Scrubbed clean at the market
Two lovely ladies share the inspiration behind the Body Emporium
“Clean hippie.” I'm sorry if this offends any of my hippie friends, but isn't that an oxymoron? Regardless, I saw that phrase tacked to a booth at the Thursday Night Market last week and it made me smile. So I stopped.
The booth was called The Body Emporium and it boasted handcrafted organic skin care products. On display were all manner of soaps—in lots of different colors and scents—along with body butters and sugar scrubs. (I love me a good sugar scrub!) When the crowd died down for a minute, I was able to chat it up with the ladies behind the business, Tori Standke and Cynthia Weems. Lovely ladies.
It turns out their story is quite unique and inspiring. Each of them started out alone—Standke had Clean Hippie Body Care and Weems had Sudsy Sorto Sisters' Soap Co. And they both started out because they found something lacking in the commercial world of body care products.

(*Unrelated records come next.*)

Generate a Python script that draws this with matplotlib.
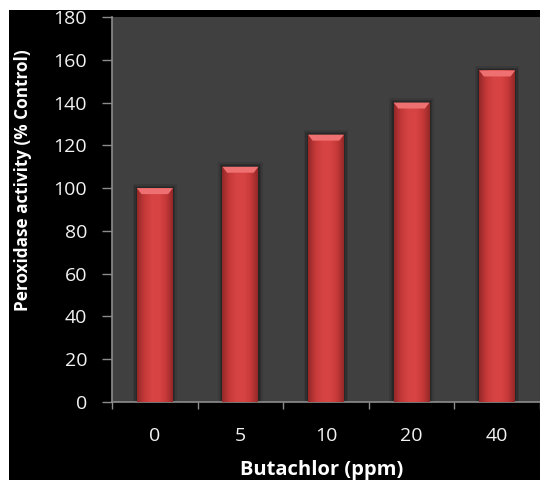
import matplotlib
matplotlib.use("Agg")
import matplotlib.pyplot as plt
import numpy as np
from matplotlib.patches import Rectangle, Polygon
from matplotlib.colors import LinearSegmentedColormap

categories = ["0", "5", "10", "20", "40"]
values = [100, 110, 125, 140, 155]
y_ticks = [0, 20, 40, 60, 80, 100, 120, 140, 160, 180]
x_label = "Butachlor (ppm)"
y_label = "Peroxidase activity (% Control)"

plt.rcParams['font.family'] = ['Open Sans', 'DejaVu Sans']

W, H = 540, 480
fig = plt.figure(figsize=(W / 100, H / 100), dpi=100)
fig.patch.set_facecolor("white")
fig.patches.append(Rectangle((9 / W, 0), 1 - 9 / W, (H - 10) / H,
                             transform=fig.transFigure, facecolor="black",
                             edgecolor="none", zorder=-10))

left, right, top, bottom = 112, 540, 17, 402
ax = fig.add_axes([left / W, (H - bottom) / H, (right - left) / W, (bottom - top) / H])
ax.set_facecolor("#404040")

cat_w = 88.5
x = np.arange(len(categories))

bw = 0.42
# soft shadow halo
for k, a in [(0.10, 0.10), (0.06, 0.14), (0.03, 0.18)]:
    ax.bar(x, [v + k * 20 for v in values], width=bw + k, color="black",
           alpha=a, edgecolor="none", zorder=1)
bars = ax.bar(x, values, width=bw, color="#cf3f3f", edgecolor="none", zorder=2)

cmap = LinearSegmentedColormap.from_list(
    "barg", ["#962828", "#c53939", "#d64343", "#d84444", "#c83a3a", "#962828"])
grad = np.linspace(0, 1, 64).reshape(1, -1)
for b, v in zip(bars, values):
    x0 = b.get_x()
    im = ax.imshow(grad, cmap=cmap, aspect="auto",
                   extent=(x0, x0 + bw, 0, v), zorder=3, interpolation="bilinear")
    im.set_clip_path(b)
    bev = 2.8
    inset = bw * 0.13
    poly = Polygon([(x0, v), (x0 + bw, v), (x0 + bw - inset, v - bev), (x0 + inset, v - bev)],
                   closed=True, facecolor="#ee7070", edgecolor="none", zorder=4)
    ax.add_patch(poly)

ax.set_xlim(-0.5, -0.5 + (right - left) / cat_w)
ax.set_ylim(0, 180)

ax.set_yticks(y_ticks)
ax.set_yticklabels([str(t) for t in y_ticks], color="#f2f2f2", fontsize=14)
ax.set_xticks(x)
ax.set_xticklabels(categories, color="#f2f2f2", fontsize=14)
ax.tick_params(axis="y", direction="out", length=7, color="#8c8c8c", width=1, pad=11)
ax.tick_params(axis="x", length=0, pad=18)
ax.set_xticks(np.arange(len(categories) + 1) - 0.5, minor=True)
ax.tick_params(axis="x", which="minor", direction="out", length=5, color="#8c8c8c", width=1)

for s in ["top", "right"]:
    ax.spines[s].set_visible(False)
for s in ["left", "bottom"]:
    ax.spines[s].set_color("#8c8c8c")
    ax.spines[s].set_linewidth(1.2)

fig.text(322 / W, 1 - 470 / H, x_label, ha="center", va="center",
         color="white", fontsize=14.5, fontweight="bold")
fig.text(23 / W, 1 - 180 / H, y_label, ha="center", va="center", rotation=90,
         color="white", fontsize=12.3, fontweight="bold")

fig.savefig("out.png", dpi=100, facecolor=fig.get_facecolor())
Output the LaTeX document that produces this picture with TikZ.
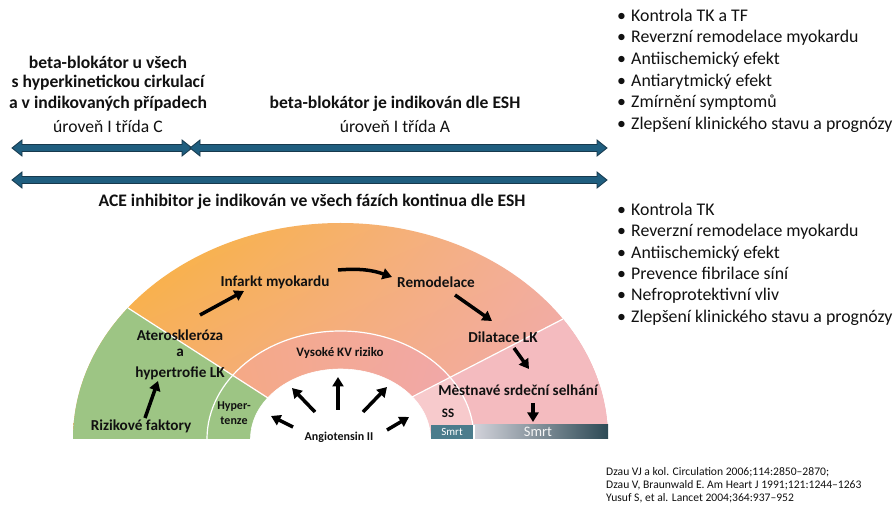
\documentclass[tikz,border=0pt]{standalone}
\usepackage{fontspec}
\setmainfont{Carlito}
\usetikzlibrary{arrows.meta,calc,shadings}
\definecolor{arrfill}{HTML}{1F5E7F}
\definecolor{arrline}{HTML}{17394D}
\definecolor{grn}{HTML}{9DC584}
\definecolor{pnk}{HTML}{F4BBBF}
\definecolor{ssp}{HTML}{F7CACC}
\definecolor{smrtA}{HTML}{4B7C8C}
\definecolor{smrtL}{HTML}{D2D2DA}
\definecolor{smrtR}{HTML}{2D4A55}
\definecolor{txt}{HTML}{111111}
\definecolor{oUL}{RGB}{250,180,44}
\definecolor{oUR}{RGB}{242,174,166}
\definecolor{oLL}{RGB}{246,174,108}
\definecolor{oLR}{RGB}{240,168,180}
\definecolor{mUL}{RGB}{245,170,132}
\definecolor{mUR}{RGB}{241,168,168}
\definecolor{mLL}{RGB}{246,168,126}
\definecolor{mLR}{RGB}{240,168,176}
\tikzset{
  outerE/.style={insert path={(73,67) arc[start angle=180,end angle=0,x radius=267.5pt,y radius=216pt] -- cycle}},
  middleE/.style={insert path={(207,67) arc[start angle=180,end angle=0,x radius=133.5pt,y radius=108pt] -- cycle}},
  innerE/.style={insert path={(250.5,67) arc[start angle=180,end angle=0,x radius=90pt,y radius=70pt] -- cycle}},
  blockarrow/.style={fill=arrfill, draw=arrline, line width=0.8pt, line join=miter},
  head/.style={font=\fontsize{17.6}{21}\selectfont\bfseries, text=txt, inner sep=0pt},
  sub/.style={font=\fontsize{17.6}{21}\selectfont, text=txt, inner sep=0pt},
  bul/.style={font=\fontsize{17.8}{21}\selectfont, text=txt, inner sep=0pt, anchor=mid west},
  lab/.style={font=\fontsize{15.2}{17}\selectfont\bfseries, text=txt, inner sep=0pt},
  small/.style={font=\fontsize{12.9}{14}\selectfont\bfseries, text=txt, inner sep=0pt},
  ref/.style={font=\fontsize{11.6}{13}\selectfont, text=txt, inner sep=0pt, anchor=mid west},
  flow/.style={line width=3.5pt, draw=black, -{Triangle[length=9.5pt,width=11pt]}},
  divider/.style={draw=white, line width=1.2pt}
}
\newcommand{\blockarr}[2]{\filldraw[blockarrow] let \p1=(#1), \p2=(#2) in
  (\p1) -- ++(10,8) -- ++(0,-4.5) -- (\x2-10pt,\y2+3.5pt) -- ++(0,4.5) -- (\p2)
  -- ++(-10,-8) -- ++(0,4.5) -- (\x1+10pt,\y1-3.5pt) -- ++(0,-4.5) -- cycle;}
\begin{document}
\begin{tikzpicture}[x=1pt,y=1pt]
\useasboundingbox (0,0) rectangle (894,506);
\fill[white] (0,0) rectangle (894,506);

% ---------- top texts ----------
\node[head] (bb1) at (108,444) {beta-blokátor u všech};
\node[head] (bb2) at (108,423) {s hyperkinetickou cirkulací};
\node[head] (bb3) at (108,402) {a v indikovaných případech};
\node[sub]  (bb4) at (108,380) {úroveň I třída C};
\node[head] (bj1) at (395,402) {beta-blokátor je indikován dle ESH};
\node[sub]  (bj2) at (395,380) {úroveň I třída A};
\node[head] (ace) at (312,304) {ACE inhibitor je indikován ve všech fázích kontinua dle ESH};

% ---------- block arrows ----------
\coordinate (a1L) at (12,358);
\coordinate (a1R) at (192,358);
\coordinate (a2L) at (190,358);
\coordinate (a2R) at (607,358);
\coordinate (a3L) at (12,326);
\coordinate (a3R) at (607,326);
\blockarr{a1L}{a1R}
\blockarr{a2L}{a2R}
\blockarr{a3L}{a3R}

% ---------- bullet lists ----------
\foreach \t [count=\i] in {Kontrola TK a TF,Reverzní remodelace myokardu,Antiischemický efekt,Antiarytmický efekt,Zmírnění symptomů,Zlepšení klinického stavu a prognózy}{
  \node[bul] (bA\i) at (617,{487-21.6*(\i-1)}) {•};
  \node[bul] (tA\i) at (631,{487-21.6*(\i-1)}) {\t};
}
\foreach \t [count=\i] in {Kontrola TK,Reverzní remodelace myokardu,Antiischemický efekt,Prevence fibrilace síní,Nefroprotektivní vliv,Zlepšení klinického stavu a prognózy}{
  \node[bul] (bB\i) at (617,{293-21.4*(\i-1)}) {•};
  \node[bul] (tB\i) at (631,{293-21.4*(\i-1)}) {\t};
}

% ---------- semicircle ----------
\begin{scope}
  \clip[outerE];
  \shade[upper left=oUL, upper right=oUR, lower left=oLL, lower right=oLR]
         (73,67) rectangle (608,283);
  \begin{scope}
    \clip[middleE];
    \shade[upper left=mUL, upper right=mUR, lower left=mLL, lower right=mLR]
           (207,67) rectangle (474,175);
  \end{scope}
  \fill[grn] (-12,289) -- (338,61.5) -- (-12,61.5) -- cycle;
  \fill[pnk] (714,266) -- (321,60.6) -- (714,60.6) -- cycle;
  \begin{scope}
    \clip[middleE];
    \fill[ssp] (714,266) -- (321,60.6) -- (714,60.6) -- cycle;
  \end{scope}
\end{scope}
\coordinate (dL1) at (128,198);
\coordinate (dL2) at (268,108);
\coordinate (dR1) at (563,187);
\coordinate (dR2) at (412,109);
\draw[divider] (dL1) -- (dL2);
\draw[divider] (dR1) -- (dR2);
\draw[divider] (207,67) arc[start angle=180,end angle=0,x radius=133.5pt,y radius=108pt];
\fill[white, draw=white, line width=0.6pt][innerE];

% Smrt bars
\fill[smrtA] (430.5,67) rectangle (474,81);
\shade[left color=smrtL, right color=smrtR] (474,67) rectangle (608,81);
\draw[divider] (474,67) -- (474,81);
\node[font=\fontsize{11}{12}\selectfont, text=white, inner sep=0pt] (sm1) at (452,74) {Smrt};
\node[font=\fontsize{14.5}{15}\selectfont, text=white!92!gray, inner sep=0pt] (sm2) at (538,74) {Smrt};

% ---------- diagram labels ----------
\node[lab] (inf) at (275,224) {Infarkt myokardu};
\node[lab] (rem) at (436,224) {Remodelace};
\node[lab] (dil) at (503,169) {Dilatace LK};
\node[lab] (mss) at (518,116) {Mèstnavé srdeční selhání};
\node[small, font=\fontsize{13}{14}\selectfont\bfseries] (ss) at (448,93) {SS};
\node[lab] (ate) at (180,171) {Ateroskleróza};
\node[lab] (aa) at (180,153) {a};
\node[lab] (hyp) at (180,133) {hypertrofie LK};
\node[lab] (riz) at (141,80) {Rizikové faktory};
\node[small, font=\fontsize{12}{13}\selectfont\bfseries] (ht1) at (234,99) {Hyper-};
\node[small, font=\fontsize{12}{13}\selectfont\bfseries] (ht2) at (234,85) {tenze};
\node[small] (vkv) at (340,153) {Vysoké KV riziko};
\node[small, font=\fontsize{12}{13}\selectfont\bfseries] (ang) at (339,69) {Angiotensin II};

% ---------- flow arrows ----------
\coordinate (f1s) at (200,191); \coordinate (f1e) at (244,215);
\coordinate (f2s) at (338,236); \coordinate (f2e) at (392,229);
\coordinate (f3s) at (455,211); \coordinate (f3e) at (492,185);
\coordinate (f4s) at (514,158); \coordinate (f4e) at (529,137);
\coordinate (f5s) at (533,103); \coordinate (f5e) at (533,84);
\coordinate (f6s) at (145,88);  \coordinate (f6e) at (158,125);
\draw[flow] (f1s) -- (f1e);
\draw[flow] (f2s) to[bend left=12] (f2e);
\draw[flow] (f3s) -- (f3e);
\draw[flow] (f4s) -- (f4e);
\draw[flow] (f5s) -- (f5e);
\draw[flow] (f6s) -- (f6e);
% angiotensin arrows
\coordinate (g1s) at (293,79);  \coordinate (g1e) at (271,90);
\coordinate (g2s) at (315,94);  \coordinate (g2e) at (292,118);
\coordinate (g3s) at (338,96);  \coordinate (g3e) at (338,129);
\coordinate (g4s) at (363,94);  \coordinate (g4e) at (387,119);
\coordinate (g5s) at (387,76);  \coordinate (g5e) at (409,89);
\foreach \k in {1,...,5}{\draw[flow] (g\k s) -- (g\k e);}

% ---------- references ----------
\node[ref] (r1) at (606,33) {Dzau VJ a kol. Circulation 2006;114:2850–2870;};
\node[ref] (r2) at (606,19.5) {Dzau V, Braunwald E. Am Heart J 1991;121:1244–1263};
\node[ref] (r3) at (606,6.5) {Yusuf S, et al. Lancet 2004;364:937–952};
\end{tikzpicture}
\end{document}
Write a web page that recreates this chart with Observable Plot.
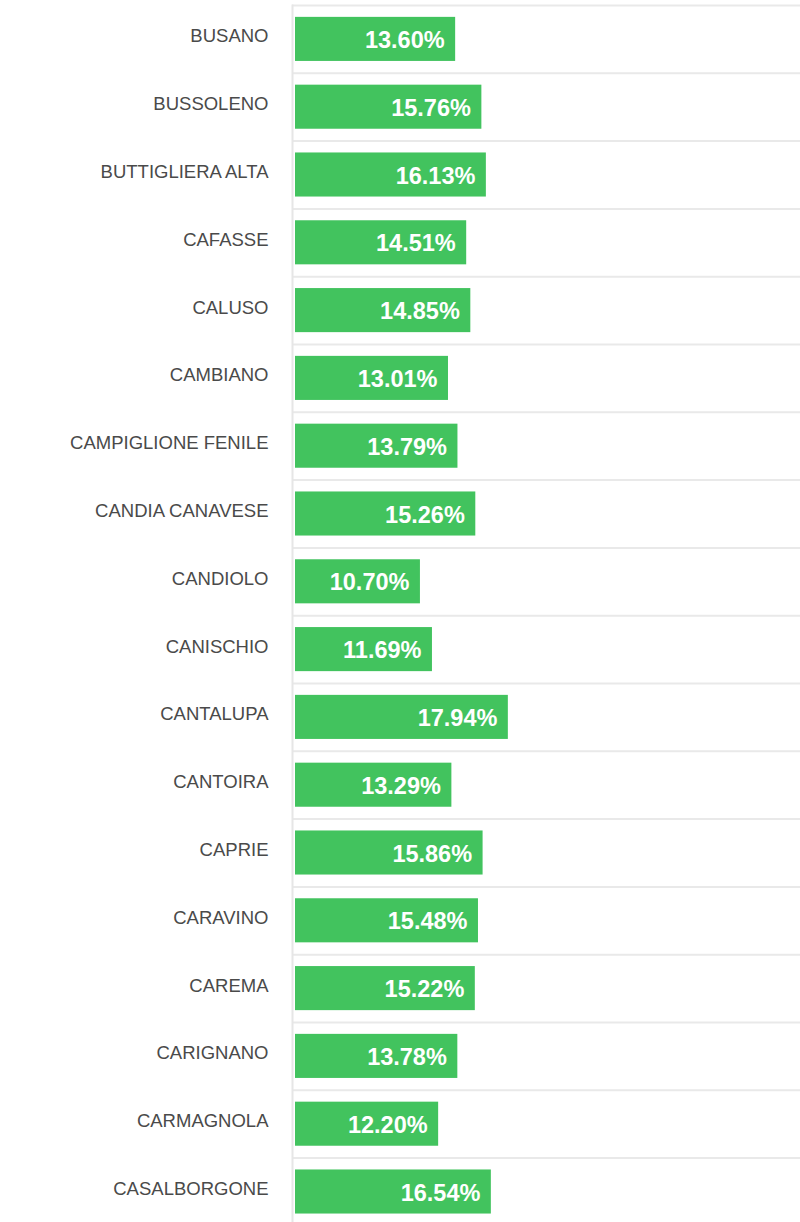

“I have dry skin, so I started buying sugar scrubs,” Standke said. “There were no commercial products that were working that well for me. So, I started making my own. People liked it, so I started selling it.”
Weems' inspiration was a little different. “I found out what was really in soaps and detergents,” she said. “For example, Dove—it's marketed as a body bar. That's because legally, according to the FDA, they're not allowed to call it soap.”
She was also inspired in coming up with her business name, which still adorns the soaps The Body Emporium sells. “It's a tribute to my sister,” she said. “There were three of us—my maiden name is Sorto—and now there are two.”
In October, Weems plans to create a special purple soap in honor of Domestic Violence Awareness Month and in honor of her sister, Angelica Weems, who was killed last fall.
But Weems and Standke keep business at their booth—and online, find them at www.facebook.com/thebodyemporiumchico—light and fun. “I just love her sense of humor—we really get along well,” Weems said. “We really complement each other.”
Standke agreed, adding that they've both gotten a lot of support from friends and family.
“I like supporting other locals, too,” Weems said. “When there's something I don't make, I'll buy from another local business. We understand how it is to have your own business going.”